David Nouet | Le comfort food ou aliment-réconfort, est par définition un aliment familier qui suscite un réel sentiment de réconfort et de bien-être lorsqu’il est consommé. Ces plats peuvent ramener une personne à des souvenirs d’enfance, chaleureux et joyeux. Ce n’est pas un hasard si ce terme est apparu durant la crise financière des années 2000 aux États-Unis. Choisir des aliments qui nous font du bien est un moyen de répondre à un stress émotionnel. L’engouement pour la cuisine durant le confinement en lien avec la crise sanitaire actuelle s’inscrit dans cette même logique. Le pari de notre livre est de faire évoluer le concept “fast-food” vers la “comfort food” pour se faire du bien dans sa tête pour aboutir vers la “good junk food” qui prouve qu’on peut aussi faire attention à sa santé.

“Selon moi, la junk food se définit davantage par une façon de manger plus que par des caractéristiques lipido-glucidiques.”

Vous parlez du “mindful eating” dans le livre qui impliquerait de se reconnecter à soi et à son corps. Pouvez-vous nous en dire davantage ?

David Nouet | Le “mindful eating” est une approche qui propose d’appréhender l’acte de manger sous un angle différent, c’est-à-dire en pleine conscience, en prêtant attention à tout ce qui se passe au moment des repas. Il invite à se reconnecter à soi et à son corps. Il peut être un moyen d’adopter de nouveaux comportements alimentaires plus sains et plus durables dans le temps. C’est aussi en cela que notre proposition de “good junk food” se démarque de la junk food en invitant les personnes à prendre conscience des gestes, des pensées, des émotions, du ressenti et des motivations qui s’expriment lorsqu’elles mangent, afin de se reconnecter à eux-mêmes et d’apprendre à faire confiance à leur corps et à ses mécanismes de régulation.
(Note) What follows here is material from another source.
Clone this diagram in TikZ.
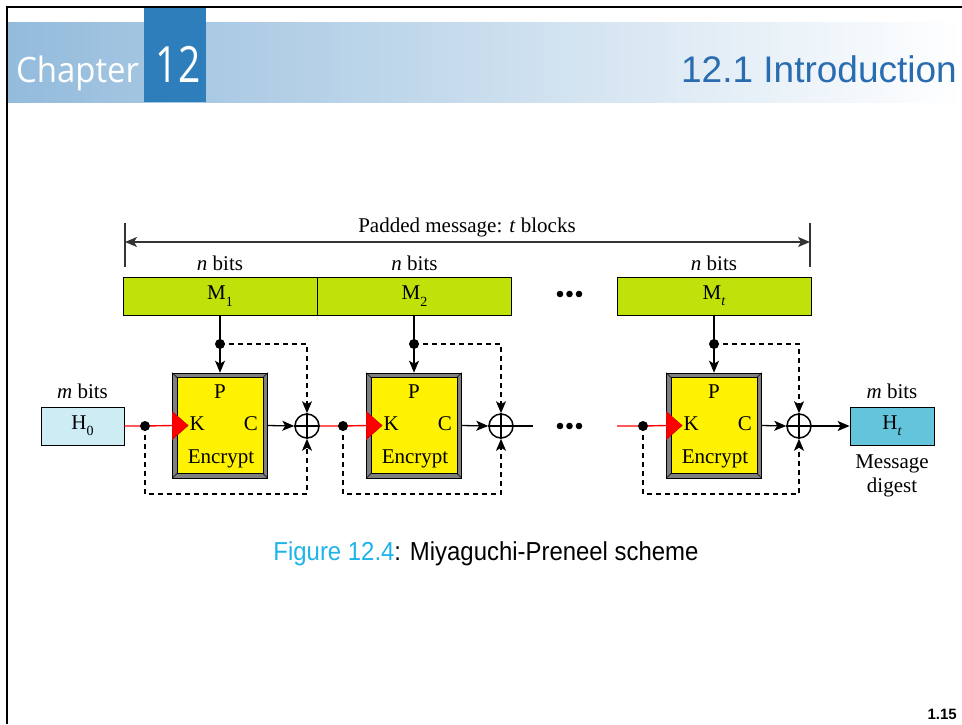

Vous livrez quelques astuces dans le livre. Pouvez-vous en citer quelques-unes et nous dire en quoi elles peuvent être essentielles dans une démarche de “good junk food” ?

Julie Schwob | Ce sont des astuces que nous voulions partager avec les lecteurs pour qu’ils puissent également améliorer leurs propres recettes en leur apportant une valeur nutritionnelle plus intéressante. Par exemple, on suggère de remplacer le sucre blanc d’une recette par du sirop d’agave ou parfois par de la banane écrasée, ou la matière grasse d’un gâteau par de la courgette râpée… À eux ensuite d’adapter ces astuces à leurs grands classiques.

Quel est le plat ou la recette dont vous êtes le plus fier dans le bouquin ?

David Nouet | Je vais laisser Julie s’exprimer sur ce point, mais, pour moi, c’est le burger. Celui que je prépare avec ma fille tous les vendredis soir après une semaine de travail et d’école pour elle. Un moment important de partage.

Julie Schwob | Le cheesecake, sans hésiter ! La recette du livre a réussi à recevoir le pouce en l’air de Stephen, mon conjoint américain, qui est vraiment exigeant sur le sujet, car il garde en comparaison celui que sa maman lui préparait à Bedford en Pennsylvanie quand il était petit.